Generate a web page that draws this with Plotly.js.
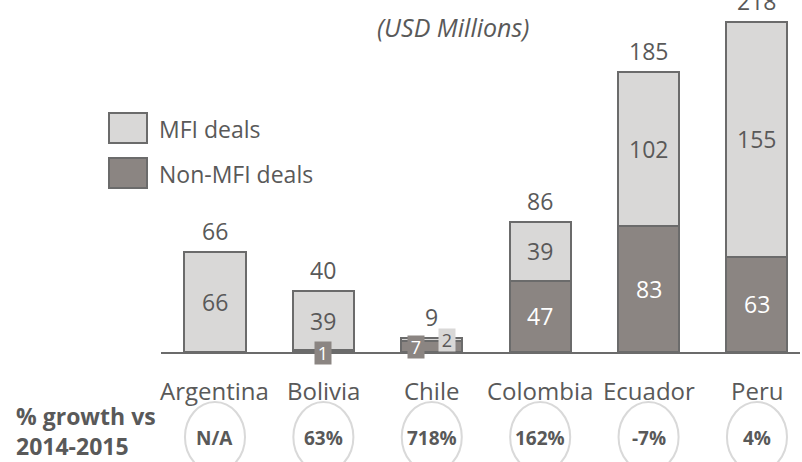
<!DOCTYPE html>
<html>
<head>
<meta charset="utf-8">
<script src="https://cdn.plot.ly/plotly-3.0.1.min.js"></script>
<style>html,body{margin:0;padding:0;background:#fff;}#chart{width:802px;height:462px;}</style>
</head>
<body>
<div id="chart"></div>
<script>
// ---- data ----
const countries = ["Argentina", "Bolivia", "Chile", "Colombia", "Ecuador", "Peru"];
const nonMfiDeals = [0, 1, 7, 47, 83, 63];
const mfiDeals = [66, 39, 2, 39, 102, 155];
const totals = [66, 40, 9, 86, 185, 218];
const growth = ["N/A", "63%", "718%", "162%", "-7%", "4%"];
const seriesNames = ["MFI deals", "Non-MFI deals"];
const subtitle = "(USD Millions)";
const growthLabel = "% growth vs<br>2014-2015";

// ---- styles ----
const DARK = "#8b8582", LIGHT = "#d9d8d7", EDGE = "#6b6b6b", TXT = "#595959";
const FONT = "Open Sans, sans-serif";
const idx = countries.map((c, i) => i);
// pixel -> paper helpers (plot area: x 161..800, y 20..352)
const px = v => (v - 161) / 639;
const py = v => (352 - v) / 332;

const traces = [
  {type: "bar", x: idx, y: nonMfiDeals, name: seriesNames[1], width: 0.563,
   marker: {color: DARK, line: {color: EDGE, width: 2}}, hoverinfo: "skip"},
  {type: "bar", x: idx, y: mfiDeals, name: seriesNames[0], width: 0.563,
   marker: {color: LIGHT, line: {color: EDGE, width: 2}}, hoverinfo: "skip"}
];

const ann = [];
const shapes = [];
// totals above bars
idx.forEach(i => {
  ann.push({x: i, y: totals[i], xref: "x", yref: "y", text: String(totals[i]), showarrow: false,
    yanchor: "bottom", yshift: 3, font: {family: FONT, size: 23, color: TXT}});
});
// segment labels
idx.forEach(i => {
  const nm = nonMfiDeals[i], m = mfiDeals[i];
  const bothSmall = nm > 0 && nm < 10 && m < 10;
  if (nm > 0) {
    if (nm >= 10) {
      ann.push({x: i, y: nm / 2, xref: "x", yref: "y", text: String(nm), showarrow: false,
        yanchor: "middle", font: {family: FONT, size: 23, color: "#ffffff"}});
    } else {
      ann.push({x: i, y: nm / 2, xref: "x", yref: "y", text: String(nm), showarrow: false,
        xshift: bothSmall ? -16 : 0, yshift: bothSmall ? 0 : -2, yanchor: "middle",
        bgcolor: DARK, borderpad: 0, width: 16, height: 22,
        font: {family: FONT, size: 18, color: "#ffffff"}});
    }
  }
  if (m >= 10) {
    ann.push({x: i, y: nm + m / 2, xref: "x", yref: "y", text: String(m), showarrow: false,
      yanchor: "middle", font: {family: FONT, size: 23, color: TXT}});
  } else if (m > 0) {
    ann.push({x: i, y: nm + m / 2, xref: "x", yref: "y", text: String(m), showarrow: false,
      xshift: bothSmall ? 15 : 0, yshift: 0, yanchor: "middle",
      bgcolor: LIGHT, borderpad: 0, width: 16, height: 22,
      font: {family: FONT, size: 18, color: TXT}});
  }
});
// category labels
idx.forEach(i => {
  ann.push({x: i, y: 0, xref: "x", yref: "paper", text: countries[i], showarrow: false,
    yanchor: "top", yshift: -20, font: {family: FONT, size: 24, color: TXT}});
});
// growth circles and labels
idx.forEach(i => {
  shapes.push({type: "circle", xref: "x", yref: "paper", x0: i - 0.277, x1: i + 0.277,
    y0: py(472), y1: py(402), line: {color: "#d9d9d9", width: 2}});
  ann.push({x: i, y: py(438), xref: "x", yref: "paper", text: "<b>" + growth[i] + "</b>", showarrow: false,
    yanchor: "middle", font: {family: FONT, size: 19, color: TXT}});
});
// growth row label
ann.push({x: px(14), y: py(431), xref: "paper", yref: "paper", text: "<b>" + growthLabel + "</b>", showarrow: false,
  align: "left", xanchor: "left", yanchor: "middle", font: {family: FONT, size: 23, color: TXT}});
// subtitle
ann.push({x: px(453), y: py(27), xref: "paper", yref: "paper", text: "<i>" + subtitle + "</i>", showarrow: false,
  xanchor: "center", yanchor: "middle", font: {family: FONT, size: 25, color: TXT}});
// legend
const legItems = [[seriesNames[0], LIGHT], [seriesNames[1], DARK]];
legItems.forEach((it, k) => {
  const top = 113 + k * 45;
  shapes.push({type: "rect", xref: "paper", yref: "paper",
    x0: px(109), x1: px(147), y0: py(top + 30), y1: py(top),
    fillcolor: it[1], line: {color: EDGE, width: 2}});
  ann.push({x: px(157), y: py(top + 16), xref: "paper", yref: "paper",
    text: it[0], showarrow: false, xanchor: "left", yanchor: "middle",
    font: {family: FONT, size: 23, color: TXT}});
});

const layout = {
  width: 802, height: 462,
  margin: {l: 161, r: 2, t: 20, b: 110},
  paper_bgcolor: "#ffffff", plot_bgcolor: "#ffffff",
  barmode: "stack", showlegend: false,
  xaxis: {range: [-0.498, 5.397], showgrid: false, zeroline: false, showticklabels: false,
    showline: true, linecolor: EDGE, linewidth: 2, ticks: "", fixedrange: true},
  yaxis: {range: [0, 219.1], visible: false, fixedrange: true},
  annotations: ann, shapes: shapes
};
Plotly.newPlot("chart", traces, layout, {staticPlot: true, displayModeBar: false});
</script>
</body>
</html>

==========

Aim | Exclude every picture and copy the remaining data exactly.

Solution to the exercise |
Generate a web page that draws this with Plotly.js.
<!DOCTYPE html>
<html>
<head>
<meta charset="utf-8">
<script src="https://cdn.plot.ly/plotly-3.0.1.min.js"></script>
<style>html,body{margin:0;padding:0;background:#fff;}#chart{width:802px;height:462px;}</style>
</head>
<body>
<div id="chart"></div>
<script>
// ---- data ----
const countries = ["Argentina", "Bolivia", "Chile", "Colombia", "Ecuador", "Peru"];
const nonMfiDeals = [0, 1, 7, 47, 83, 63];
const mfiDeals = [66, 39, 2, 39, 102, 155];
const totals = [66, 40, 9, 86, 185, 218];
const growth = ["N/A", "63%", "718%", "162%", "-7%", "4%"];
const seriesNames = ["MFI deals", "Non-MFI deals"];
const subtitle = "(USD Millions)";
const growthLabel = "% growth vs<br>2014-2015";

// ---- styles ----
const DARK = "#8b8582", LIGHT = "#d9d8d7", EDGE = "#6b6b6b", TXT = "#595959";
const FONT = "Open Sans, sans-serif";
const idx = countries.map((c, i) => i);
// pixel -> paper helpers (plot area: x 161..800, y 20..352)
const px = v => (v - 161) / 639;
const py = v => (352 - v) / 332;

const traces = [
  {type: "bar", x: idx, y: nonMfiDeals, name: seriesNames[1], width: 0.563,
   marker: {color: DARK, line: {color: EDGE, width: 2}}, hoverinfo: "skip"},
  {type: "bar", x: idx, y: mfiDeals, name: seriesNames[0], width: 0.563,
   marker: {color: LIGHT, line: {color: EDGE, width: 2}}, hoverinfo: "skip"}
];

const ann = [];
const shapes = [];
// totals above bars
idx.forEach(i => {
  ann.push({x: i, y: totals[i], xref: "x", yref: "y", text: String(totals[i]), showarrow: false,
    yanchor: "bottom", yshift: 3, font: {family: FONT, size: 23, color: TXT}});
});
// segment labels
idx.forEach(i => {
  const nm = nonMfiDeals[i], m = mfiDeals[i];
  const bothSmall = nm > 0 && nm < 10 && m < 10;
  if (nm > 0) {
    if (nm >= 10) {
      ann.push({x: i, y: nm / 2, xref: "x", yref: "y", text: String(nm), showarrow: false,
        yanchor: "middle", font: {family: FONT, size: 23, color: "#ffffff"}});
    } else {
      ann.push({x: i, y: nm / 2, xref: "x", yref: "y", text: String(nm), showarrow: false,
        xshift: bothSmall ? -16 : 0, yshift: bothSmall ? 0 : -2, yanchor: "middle",
        bgcolor: DARK, borderpad: 0, width: 16, height: 22,
        font: {family: FONT, size: 18, color: "#ffffff"}});
    }
  }
  if (m >= 10) {
    ann.push({x: i, y: nm + m / 2, xref: "x", yref: "y", text: String(m), showarrow: false,
      yanchor: "middle", font: {family: FONT, size: 23, color: TXT}});
  } else if (m > 0) {
    ann.push({x: i, y: nm + m / 2, xref: "x", yref: "y", text: String(m), showarrow: false,
      xshift: bothSmall ? 15 : 0, yshift: 0, yanchor: "middle",
      bgcolor: LIGHT, borderpad: 0, width: 16, height: 22,
      font: {family: FONT, size: 18, color: TXT}});
  }
});
// category labels
idx.forEach(i => {
  ann.push({x: i, y: 0, xref: "x", yref: "paper", text: countries[i], showarrow: false,
    yanchor: "top", yshift: -20, font: {family: FONT, size: 24, color: TXT}});
});
// growth circles and labels
idx.forEach(i => {
  shapes.push({type: "circle", xref: "x", yref: "paper", x0: i - 0.277, x1: i + 0.277,
    y0: py(472), y1: py(402), line: {color: "#d9d9d9", width: 2}});
  ann.push({x: i, y: py(438), xref: "x", yref: "paper", text: "<b>" + growth[i] + "</b>", showarrow: false,
    yanchor: "middle", font: {family: FONT, size: 19, color: TXT}});
});
// growth row label
ann.push({x: px(14), y: py(431), xref: "paper", yref: "paper", text: "<b>" + growthLabel + "</b>", showarrow: false,
  align: "left", xanchor: "left", yanchor: "middle", font: {family: FONT, size: 23, color: TXT}});
// subtitle
ann.push({x: px(453), y: py(27), xref: "paper", yref: "paper", text: "<i>" + subtitle + "</i>", showarrow: false,
  xanchor: "center", yanchor: "middle", font: {family: FONT, size: 25, color: TXT}});
// legend
const legItems = [[seriesNames[0], LIGHT], [seriesNames[1], DARK]];
legItems.forEach((it, k) => {
  const top = 113 + k * 45;
  shapes.push({type: "rect", xref: "paper", yref: "paper",
    x0: px(109), x1: px(147), y0: py(top + 30), y1: py(top),
    fillcolor: it[1], line: {color: EDGE, width: 2}});
  ann.push({x: px(157), y: py(top + 16), xref: "paper", yref: "paper",
    text: it[0], showarrow: false, xanchor: "left", yanchor: "middle",
    font: {family: FONT, size: 23, color: TXT}});
});

const layout = {
  width: 802, height: 462,
  margin: {l: 161, r: 2, t: 20, b: 110},
  paper_bgcolor: "#ffffff", plot_bgcolor: "#ffffff",
  barmode: "stack", showlegend: false,
  xaxis: {range: [-0.498, 5.397], showgrid: false, zeroline: false, showticklabels: false,
    showline: true, linecolor: EDGE, linewidth: 2, ticks: "", fixedrange: true},
  yaxis: {range: [0, 219.1], visible: false, fixedrange: true},
  annotations: ann, shapes: shapes
};
Plotly.newPlot("chart", traces, layout, {staticPlot: true, displayModeBar: false});
</script>
</body>
</html>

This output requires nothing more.